AIM OF THE EXERCISE: Transcribe the full listing exactly, and drop every picture.

COLLECTED MATERIAL:
○ ○ ○ ○

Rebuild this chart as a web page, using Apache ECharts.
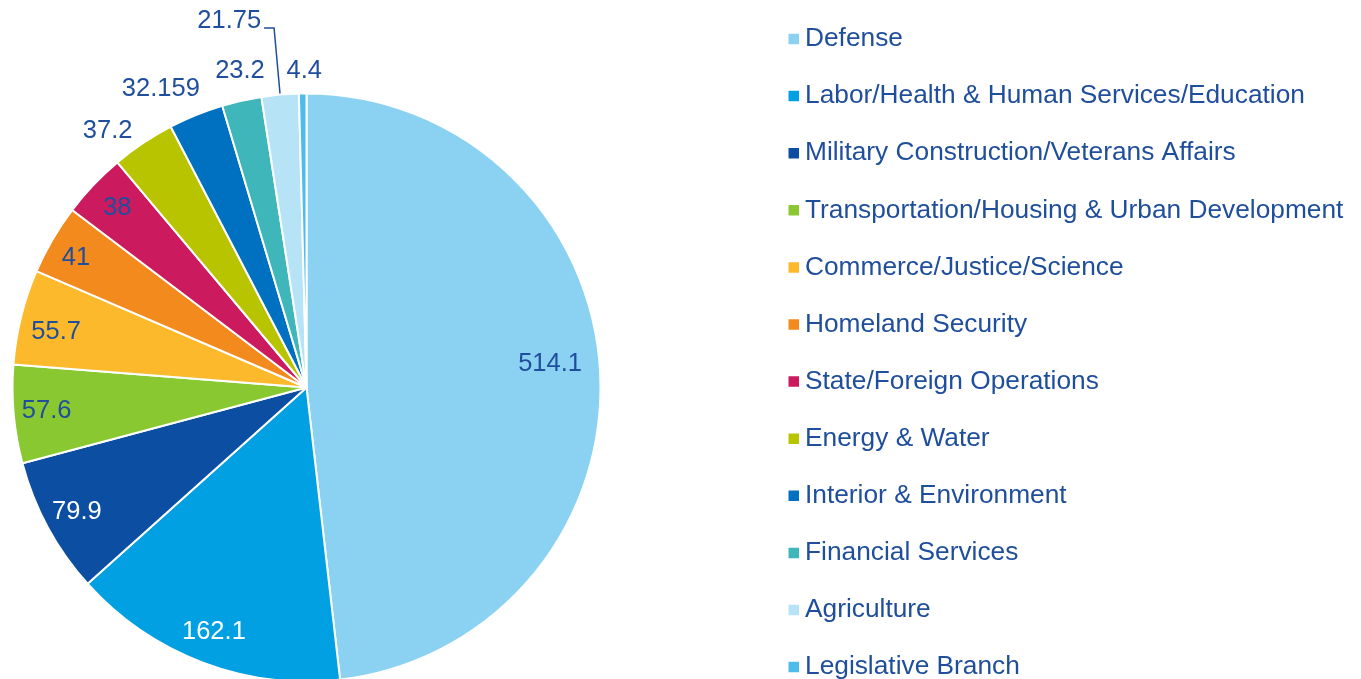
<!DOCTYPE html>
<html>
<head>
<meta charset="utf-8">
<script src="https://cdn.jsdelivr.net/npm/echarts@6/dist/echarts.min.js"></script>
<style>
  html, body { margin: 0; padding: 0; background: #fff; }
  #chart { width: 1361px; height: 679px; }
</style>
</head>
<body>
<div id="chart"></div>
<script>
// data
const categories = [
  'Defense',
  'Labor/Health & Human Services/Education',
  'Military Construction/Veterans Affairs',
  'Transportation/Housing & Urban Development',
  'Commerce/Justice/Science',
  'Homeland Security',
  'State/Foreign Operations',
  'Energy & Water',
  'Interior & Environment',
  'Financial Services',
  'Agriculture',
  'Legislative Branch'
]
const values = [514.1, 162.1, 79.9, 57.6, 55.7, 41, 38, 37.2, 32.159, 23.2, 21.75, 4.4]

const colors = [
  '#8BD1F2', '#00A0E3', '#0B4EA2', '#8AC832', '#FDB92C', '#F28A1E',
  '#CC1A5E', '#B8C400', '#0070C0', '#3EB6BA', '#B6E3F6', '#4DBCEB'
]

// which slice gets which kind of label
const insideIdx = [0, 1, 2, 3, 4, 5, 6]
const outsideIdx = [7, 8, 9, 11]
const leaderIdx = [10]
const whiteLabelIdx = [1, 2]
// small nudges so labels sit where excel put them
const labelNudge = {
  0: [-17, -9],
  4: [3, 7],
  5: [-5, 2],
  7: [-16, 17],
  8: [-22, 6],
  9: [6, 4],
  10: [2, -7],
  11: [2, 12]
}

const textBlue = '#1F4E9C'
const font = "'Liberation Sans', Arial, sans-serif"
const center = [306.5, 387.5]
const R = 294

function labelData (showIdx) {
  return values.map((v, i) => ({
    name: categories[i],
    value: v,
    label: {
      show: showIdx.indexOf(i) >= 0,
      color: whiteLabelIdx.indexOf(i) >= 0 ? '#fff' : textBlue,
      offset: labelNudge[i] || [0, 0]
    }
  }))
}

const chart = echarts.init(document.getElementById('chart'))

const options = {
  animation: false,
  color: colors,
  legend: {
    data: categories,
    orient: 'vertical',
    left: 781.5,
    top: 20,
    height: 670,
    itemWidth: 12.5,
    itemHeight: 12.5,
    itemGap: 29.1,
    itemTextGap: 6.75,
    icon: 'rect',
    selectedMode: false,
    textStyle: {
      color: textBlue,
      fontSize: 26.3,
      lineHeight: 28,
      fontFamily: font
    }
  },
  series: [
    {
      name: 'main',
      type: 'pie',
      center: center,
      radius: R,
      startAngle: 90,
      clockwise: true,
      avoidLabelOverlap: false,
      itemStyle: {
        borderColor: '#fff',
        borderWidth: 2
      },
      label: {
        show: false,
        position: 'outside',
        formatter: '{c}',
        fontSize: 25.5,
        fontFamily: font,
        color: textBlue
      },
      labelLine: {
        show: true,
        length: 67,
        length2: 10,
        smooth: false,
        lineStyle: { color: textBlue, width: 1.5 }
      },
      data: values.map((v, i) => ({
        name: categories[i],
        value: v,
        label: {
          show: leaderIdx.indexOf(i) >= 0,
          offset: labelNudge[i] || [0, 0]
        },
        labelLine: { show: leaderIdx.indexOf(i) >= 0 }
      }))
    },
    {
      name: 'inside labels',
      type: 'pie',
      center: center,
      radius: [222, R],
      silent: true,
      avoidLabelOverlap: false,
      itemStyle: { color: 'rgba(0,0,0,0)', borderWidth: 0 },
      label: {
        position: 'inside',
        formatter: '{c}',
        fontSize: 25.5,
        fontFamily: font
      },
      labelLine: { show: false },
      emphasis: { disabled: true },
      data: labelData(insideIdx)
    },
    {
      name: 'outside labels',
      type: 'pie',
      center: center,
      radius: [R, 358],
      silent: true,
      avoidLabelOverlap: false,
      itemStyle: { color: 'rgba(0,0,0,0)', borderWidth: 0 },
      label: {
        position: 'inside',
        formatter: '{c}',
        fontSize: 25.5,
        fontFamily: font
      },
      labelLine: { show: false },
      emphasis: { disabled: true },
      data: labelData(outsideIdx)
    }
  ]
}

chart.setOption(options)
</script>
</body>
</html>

○ ○ ○ ○

EXERCISE ANSWER:
Rebuild this chart as a web page, using Apache ECharts.
<!DOCTYPE html>
<html>
<head>
<meta charset="utf-8">
<script src="https://cdn.jsdelivr.net/npm/echarts@6/dist/echarts.min.js"></script>
<style>
  html, body { margin: 0; padding: 0; background: #fff; }
  #chart { width: 1361px; height: 679px; }
</style>
</head>
<body>
<div id="chart"></div>
<script>
// data
const categories = [
  'Defense',
  'Labor/Health & Human Services/Education',
  'Military Construction/Veterans Affairs',
  'Transportation/Housing & Urban Development',
  'Commerce/Justice/Science',
  'Homeland Security',
  'State/Foreign Operations',
  'Energy & Water',
  'Interior & Environment',
  'Financial Services',
  'Agriculture',
  'Legislative Branch'
]
const values = [514.1, 162.1, 79.9, 57.6, 55.7, 41, 38, 37.2, 32.159, 23.2, 21.75, 4.4]

const colors = [
  '#8BD1F2', '#00A0E3', '#0B4EA2', '#8AC832', '#FDB92C', '#F28A1E',
  '#CC1A5E', '#B8C400', '#0070C0', '#3EB6BA', '#B6E3F6', '#4DBCEB'
]

// which slice gets which kind of label
const insideIdx = [0, 1, 2, 3, 4, 5, 6]
const outsideIdx = [7, 8, 9, 11]
const leaderIdx = [10]
const whiteLabelIdx = [1, 2]
// small nudges so labels sit where excel put them
const labelNudge = {
  0: [-17, -9],
  4: [3, 7],
  5: [-5, 2],
  7: [-16, 17],
  8: [-22, 6],
  9: [6, 4],
  10: [2, -7],
  11: [2, 12]
}

const textBlue = '#1F4E9C'
const font = "'Liberation Sans', Arial, sans-serif"
const center = [306.5, 387.5]
const R = 294

function labelData (showIdx) {
  return values.map((v, i) => ({
    name: categories[i],
    value: v,
    label: {
      show: showIdx.indexOf(i) >= 0,
      color: whiteLabelIdx.indexOf(i) >= 0 ? '#fff' : textBlue,
      offset: labelNudge[i] || [0, 0]
    }
  }))
}

const chart = echarts.init(document.getElementById('chart'))

const options = {
  animation: false,
  color: colors,
  legend: {
    data: categories,
    orient: 'vertical',
    left: 781.5,
    top: 20,
    height: 670,
    itemWidth: 12.5,
    itemHeight: 12.5,
    itemGap: 29.1,
    itemTextGap: 6.75,
    icon: 'rect',
    selectedMode: false,
    textStyle: {
      color: textBlue,
      fontSize: 26.3,
      lineHeight: 28,
      fontFamily: font
    }
  },
  series: [
    {
      name: 'main',
      type: 'pie',
      center: center,
      radius: R,
      startAngle: 90,
      clockwise: true,
      avoidLabelOverlap: false,
      itemStyle: {
        borderColor: '#fff',
        borderWidth: 2
      },
      label: {
        show: false,
        position: 'outside',
        formatter: '{c}',
        fontSize: 25.5,
        fontFamily: font,
        color: textBlue
      },
      labelLine: {
        show: true,
        length: 67,
        length2: 10,
        smooth: false,
        lineStyle: { color: textBlue, width: 1.5 }
      },
      data: values.map((v, i) => ({
        name: categories[i],
        value: v,
        label: {
          show: leaderIdx.indexOf(i) >= 0,
          offset: labelNudge[i] || [0, 0]
        },
        labelLine: { show: leaderIdx.indexOf(i) >= 0 }
      }))
    },
    {
      name: 'inside labels',
      type: 'pie',
      center: center,
      radius: [222, R],
      silent: true,
      avoidLabelOverlap: false,
      itemStyle: { color: 'rgba(0,0,0,0)', borderWidth: 0 },
      label: {
        position: 'inside',
        formatter: '{c}',
        fontSize: 25.5,
        fontFamily: font
      },
      labelLine: { show: false },
      emphasis: { disabled: true },
      data: labelData(insideIdx)
    },
    {
      name: 'outside labels',
      type: 'pie',
      center: center,
      radius: [R, 358],
      silent: true,
      avoidLabelOverlap: false,
      itemStyle: { color: 'rgba(0,0,0,0)', borderWidth: 0 },
      label: {
        position: 'inside',
        formatter: '{c}',
        fontSize: 25.5,
        fontFamily: font
      },
      labelLine: { show: false },
      emphasis: { disabled: true },
      data: labelData(outsideIdx)
    }
  ]
}

chart.setOption(options)
</script>
</body>
</html>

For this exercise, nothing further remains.